Task directions: Starting with the first line of the listing, quote each line exactly until and including the one with "0.753, 0.877, 1];", leaving pictures out.

Collected material:
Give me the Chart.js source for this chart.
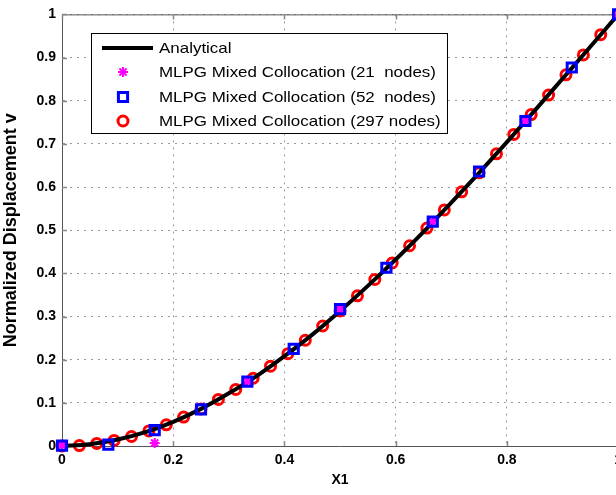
<!DOCTYPE html>
<html>
<head>
<meta charset="utf-8">
<script src="https://cdn.jsdelivr.net/npm/chart.js@4.4.0/dist/chart.umd.min.js"></script>
<style>
  html, body { margin: 0; padding: 0; background: #fff; overflow: hidden; width: 616px; height: 495px; }
  #wrap { width: 628px; height: 495px; position: absolute; left: 0; top: 0; }
</style>
</head>
<body>
<div id="wrap"><canvas id="c" width="628" height="495" style="width:628px;height:495px"></canvas></div>
<script>
// Analytical deflection curve
const analyticX = [0, 0.05, 0.1, 0.15, 0.2, 0.25, 0.3, 0.35, 0.4, 0.45, 0.5,
                   0.55, 0.6, 0.65, 0.7, 0.75, 0.8, 0.85, 0.9, 0.95, 1];
const analyticV = [0, 0.004, 0.015, 0.032, 0.056, 0.086, 0.122, 0.162, 0.208, 0.258, 0.313,
                   0.371, 0.432, 0.496, 0.564, 0.633, 0.704, 0.777, 0.851, 0.925, 1];

// MLPG mixed collocation, 21 nodes
const nodes21X = [0, 0.1667, 0.3333, 0.5, 0.6667, 0.8333, 1];
const nodes21V = [0.001, 0.007, 0.149, 0.317, 0.520, 0.753, 1];

// MLPG mixed collocation, 52 nodes
const nodes52X = [0, 0.0833, 0.1667, 0.25, 0.3333, 0.4167, 0.5, 0.5833, 0.6667, 0.75, 0.8333, 0.9167, 1];
const nodes52V = [0.001, 0.003, 0.037, 0.085, 0.149, 0.225, 0.317, 0.413, 0.520, 0.636, 0.753, 0.877, 1];

// MLPG mixed collocation, 297 nodes
const nodes297X = [0, 0.03125, 0.0625, 0.09375, 0.125, 0.15625, 0.1875, 0.21875, 0.25, 0.28125,
                   0.3125, 0.34375, 0.375, 0.40625, 0.4375, 0.46875, 0.5, 0.53125, 0.5625, 0.59375,
                   0.625, 0.65625, 0.6875, 0.71875, 0.75, 0.78125, 0.8125, 0.84375, 0.875, 0.90625,
                   0.9375, 0.96875, 1];
const nodes297V = [0, 0.001, 0.006, 0.013, 0.022, 0.035, 0.049, 0.067, 0.086, 0.108,
                   0.131, 0.157, 0.185, 0.214, 0.245, 0.278, 0.313, 0.348, 0.386, 0.424,
                   0.464, 0.505, 0.547, 0.589, 0.633, 0.677, 0.722, 0.768, 0.813, 0.860,
                   0.906, 0.953, 1];

const xTicks = [0, 0.2, 0.4, 0.6, 0.8, 1];
const yTicks = [0, 0.1, 0.2, 0.3, 0.4, 0.5, 0.6, 0.7, 0.8, 0.9, 1];

const seriesLabels = [
  'Analytical',
  'MLPG Mixed Collocation (21  nodes)',
  'MLPG Mixed Collocation (52  nodes)',
  'MLPG Mixed Collocation (297 nodes)'
];

const toPoints = (xs, ys) => xs.map((x, i) => ({ x: x, y: ys[i] }));

const FONT = '"Liberation Sans", Arial, Helvetica, sans-serif';
const AXIS_COLOR = '#555555';
const GRID_COLOR = '#999999';

const styles = [
  { kind: 'line', color: '#000000', width: 4 },
  { kind: 'point', pointStyle: 'star', color: '#ff00ff', radius: 5, width: 2 },
  { kind: 'point', pointStyle: 'rect', color: '#0000ff', radius: 6.5, width: 3 },
  { kind: 'point', pointStyle: 'circle', color: '#ff0000', radius: 5, width: 3 }
];

// Frame: top border and inward tick marks
const framePlugin = {
  id: 'frame',
  beforeDatasetsDraw(chart) {
    const { ctx, chartArea: a, scales: { x, y } } = chart;
    ctx.save();
    ctx.strokeStyle = AXIS_COLOR;
    ctx.lineWidth = 1;
    ctx.beginPath();
    ctx.moveTo(a.left, a.top + 0.5);
    ctx.lineTo(a.right, a.top + 0.5);
    ctx.stroke();
    ctx.strokeStyle = '#888888';
    ctx.lineWidth = 1.5;
    ctx.beginPath();
    xTicks.forEach(v => {
      const px = Math.round(x.getPixelForValue(v)) + 0.5;
      ctx.moveTo(px, a.bottom); ctx.lineTo(px, a.bottom - 5);
      ctx.moveTo(px, a.top); ctx.lineTo(px, a.top + 5);
    });
    yTicks.forEach(v => {
      const py = Math.round(y.getPixelForValue(v)) + 0.5;
      ctx.moveTo(a.left, py); ctx.lineTo(a.left + 5, py);
    });
    ctx.stroke();
    ctx.restore();
  }
};

// Boxed legend inside the plot area
const boxLegendPlugin = {
  id: 'boxLegend',
  afterDraw(chart) {
    const { ctx } = chart;
    const left = 91, top = 33, right = 448, bottom = 134;
    const rowY = [48, 72, 97, 121];
    ctx.save();
    ctx.fillStyle = '#ffffff';
    ctx.fillRect(left, top, right - left, bottom - top);
    ctx.strokeStyle = '#000000';
    ctx.lineWidth = 1;
    ctx.strokeRect(left + 0.5, top + 0.5, right - left - 1, bottom - top - 1);
    seriesLabels.forEach((label, i) => {
      const s = styles[i];
      const cy = rowY[i];
      if (s.kind === 'line') {
        ctx.strokeStyle = s.color;
        ctx.lineWidth = s.width;
        ctx.beginPath();
        ctx.moveTo(102, cy); ctx.lineTo(153, cy);
        ctx.stroke();
      } else {
        ctx.strokeStyle = s.color;
        ctx.fillStyle = 'rgba(0,0,0,0)';
        ctx.lineWidth = s.width;
        Chart.helpers.drawPoint(ctx, { pointStyle: s.pointStyle, radius: s.radius, borderWidth: s.width, rotation: 0 }, 123, cy);
      }
      ctx.save();
      ctx.translate(159, cy);
      ctx.scale(1.13, 1);
      ctx.fillStyle = '#000000';
      ctx.font = '15px ' + FONT;
      ctx.textBaseline = 'middle';
      ctx.textAlign = 'left';
      ctx.fillText(label, 0, 1);
      ctx.restore();
    });
    ctx.restore();
  }
};

const ptDataset = (label, xs, ys, s, order) => ({
  label: label,
  data: toPoints(xs, ys),
  showLine: false,
  pointStyle: s.pointStyle,
  pointRadius: s.radius,
  pointHoverRadius: s.radius,
  pointBorderWidth: s.width,
  pointBorderColor: s.color,
  pointBackgroundColor: 'rgba(0,0,0,0)',
  clip: false,
  order: order
});

new Chart(document.getElementById('c'), {
  type: 'scatter',
  data: {
    datasets: [
      {
        label: seriesLabels[0],
        data: toPoints(analyticX, analyticV),
        showLine: true,
        borderColor: styles[0].color,
        borderWidth: styles[0].width,
        pointRadius: 0,
        cubicInterpolationMode: 'monotone',
        fill: false,
        clip: false,
        order: 3
      },
      ptDataset(seriesLabels[1], nodes21X, nodes21V, styles[1], 2),
      ptDataset(seriesLabels[2], nodes52X, nodes52V, styles[2], 1),
      ptDataset(seriesLabels[3], nodes297X, nodes297V, styles[3], 4)
    ]
  },
  options: {
    responsive: false,
    maintainAspectRatio: false,
    animation: false,
    devicePixelRatio: 1,
    layout: { padding: { top: 12, right: 0, left: 0, bottom: 0 } },
    plugins: { legend: { display: false }, tooltip: { enabled: false } },
    scales: {
      x: {
        type: 'linear',
        min: 0, max: 1,
        afterBuildTicks: s => { s.ticks = xTicks.map(v => ({ value: v })); },
        afterFit: s => { s.height = 49; },
        ticks: {
          autoSkip: false, maxRotation: 0, padding: 6, color: '#000',
          font: { family: FONT, size: 14, weight: 'bold' },
          callback: v => String(v)
        },
        grid: { color: GRID_COLOR, lineWidth: 1, drawTicks: false },
        border: { display: true, color: AXIS_COLOR, width: 1, dash: [2, 5] },
        title: {
          display: true, text: 'X1', color: '#000',
          font: { family: FONT, size: 14, weight: 'bold' },
          padding: { top: 0, bottom: 6 }
        }
      },
      y: {
        type: 'linear',
        min: 0, max: 1,
        afterBuildTicks: s => { s.ticks = yTicks.map(v => ({ value: v })); },
        afterFit: s => { s.width = 62; },
        ticks: {
          autoSkip: false, padding: 6, color: '#000',
          font: { family: FONT, size: 14, weight: 'bold' },
          callback: v => String(v)
        },
        grid: { color: GRID_COLOR, lineWidth: 1, drawTicks: false },
        border: { display: true, color: AXIS_COLOR, width: 1, dash: [2, 5] },
        title: {
          display: true, text: 'Normalized Displacement v', color: '#000',
          font: { family: FONT, size: 18, weight: 'bold' },
          padding: { top: 0, bottom: 0 }
        }
      }
    }
  },
  plugins: [framePlugin, boxLegendPlugin]
});
</script>
</body>
</html>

Full response:
Give me the Chart.js source for this chart.
<!DOCTYPE html>
<html>
<head>
<meta charset="utf-8">
<script src="https://cdn.jsdelivr.net/npm/chart.js@4.4.0/dist/chart.umd.min.js"></script>
<style>
  html, body { margin: 0; padding: 0; background: #fff; overflow: hidden; width: 616px; height: 495px; }
  #wrap { width: 628px; height: 495px; position: absolute; left: 0; top: 0; }
</style>
</head>
<body>
<div id="wrap"><canvas id="c" width="628" height="495" style="width:628px;height:495px"></canvas></div>
<script>
// Analytical deflection curve
const analyticX = [0, 0.05, 0.1, 0.15, 0.2, 0.25, 0.3, 0.35, 0.4, 0.45, 0.5,
                   0.55, 0.6, 0.65, 0.7, 0.75, 0.8, 0.85, 0.9, 0.95, 1];
const analyticV = [0, 0.004, 0.015, 0.032, 0.056, 0.086, 0.122, 0.162, 0.208, 0.258, 0.313,
                   0.371, 0.432, 0.496, 0.564, 0.633, 0.704, 0.777, 0.851, 0.925, 1];

// MLPG mixed collocation, 21 nodes
const nodes21X = [0, 0.1667, 0.3333, 0.5, 0.6667, 0.8333, 1];
const nodes21V = [0.001, 0.007, 0.149, 0.317, 0.520, 0.753, 1];

// MLPG mixed collocation, 52 nodes
const nodes52X = [0, 0.0833, 0.1667, 0.25, 0.3333, 0.4167, 0.5, 0.5833, 0.6667, 0.75, 0.8333, 0.9167, 1];
const nodes52V = [0.001, 0.003, 0.037, 0.085, 0.149, 0.225, 0.317, 0.413, 0.520, 0.636, 0.753, 0.877, 1];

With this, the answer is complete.